From a historical perspective, interest rate decisions in Israel have been closely linked to the global economic climate, inflation, and exchange rate fluctuations. High interest rates characterized the 1990s because of high inflation expectations during the period. In the face of sharp increases in inflation expectations in late 1994–early 1995, the second half of 1996, and in late 1998, there were marked increases in central bank rates. Interest rates reached a high of 17% in January 1995, were cut moderately during the course of the year and raised again gradually to 17% in July 1996. Over the next two years, interest rates ranged between 16% and 10%. In late 1998, the rise in the interest rate to 13.5% was associated with increased inflation risks due to very rapid domestic currency depreciation under world financial crises.
During 2000 and 2001 the central bank gradually eased the high interest rates that characterized Israel in the 1990s.

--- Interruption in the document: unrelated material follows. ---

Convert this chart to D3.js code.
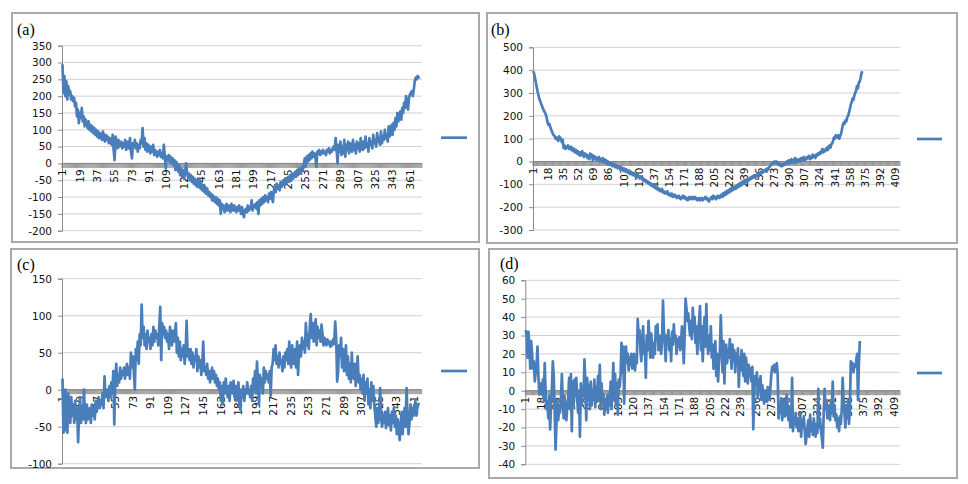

As a recession broke out and deepened in 2001, policymakers at the central bank changed direction and rated the danger of inflation low opposite the economy’s need for lower cost of credit. The central bank dropped its interest rate from 5.6% in December 2001 to 3.8% in January 2002. However, the sharp cut in interest rates had an immediate effect upon the exchange rate leading to a sharp increase in the shekel’s rate of devaluation. In order to stem the effect on the exchange rate, the Bank of Israel had to put a brake on interest rate cuts raising the rate in the second quarter of 2002 to 6.4% in June and to 9% by the end of the year.
Since 2003, interest rates in Israel were cut gradually to a level of under 4% at the end of 2004 as the economy started to strengthen and grow at sustainable rates.
In April 2008, the Bank of Israel reduced the key interest rate to a low of 3.25% to moderate the effect of the global financial crisis on the country’s economic growth. The central bank feared that a significant appreciation of the shekel against the major currencies would have an unfavorable effect on exports. Inflation though then forced the central bank to push rates up in 3 steps to 4% in August 2008.
However, as the global financial crisis intensified turning into a global economic crisis towards the end of 2008, the Bank of Israel followed into the steps of global central banks and swiftly cut interest rates in Israel to ease loan conditions on households and businesses.
Israel’s central bank cut interest rates by a total of 3.75 points from October 2008 to March 2009. Interest rates fell to 2.5% in December 2008 and dropped to a record low of 0.5% in April 2009. Israel entered the global financial crisis in a relatively strong economic and financial condition compared with other developed countries, which helped the economy to tackle the crisis in a better way than many other western countries which were directly affected by the sub-prime mortgage crisis. As a result of the relatively fast recovery of the Israeli economy, the Bank of Israel was the first country in the developed world to start raising interest rates in September last year to 0.75%. Since then interest rates in Israel have doubled to 1.5% in July 2010.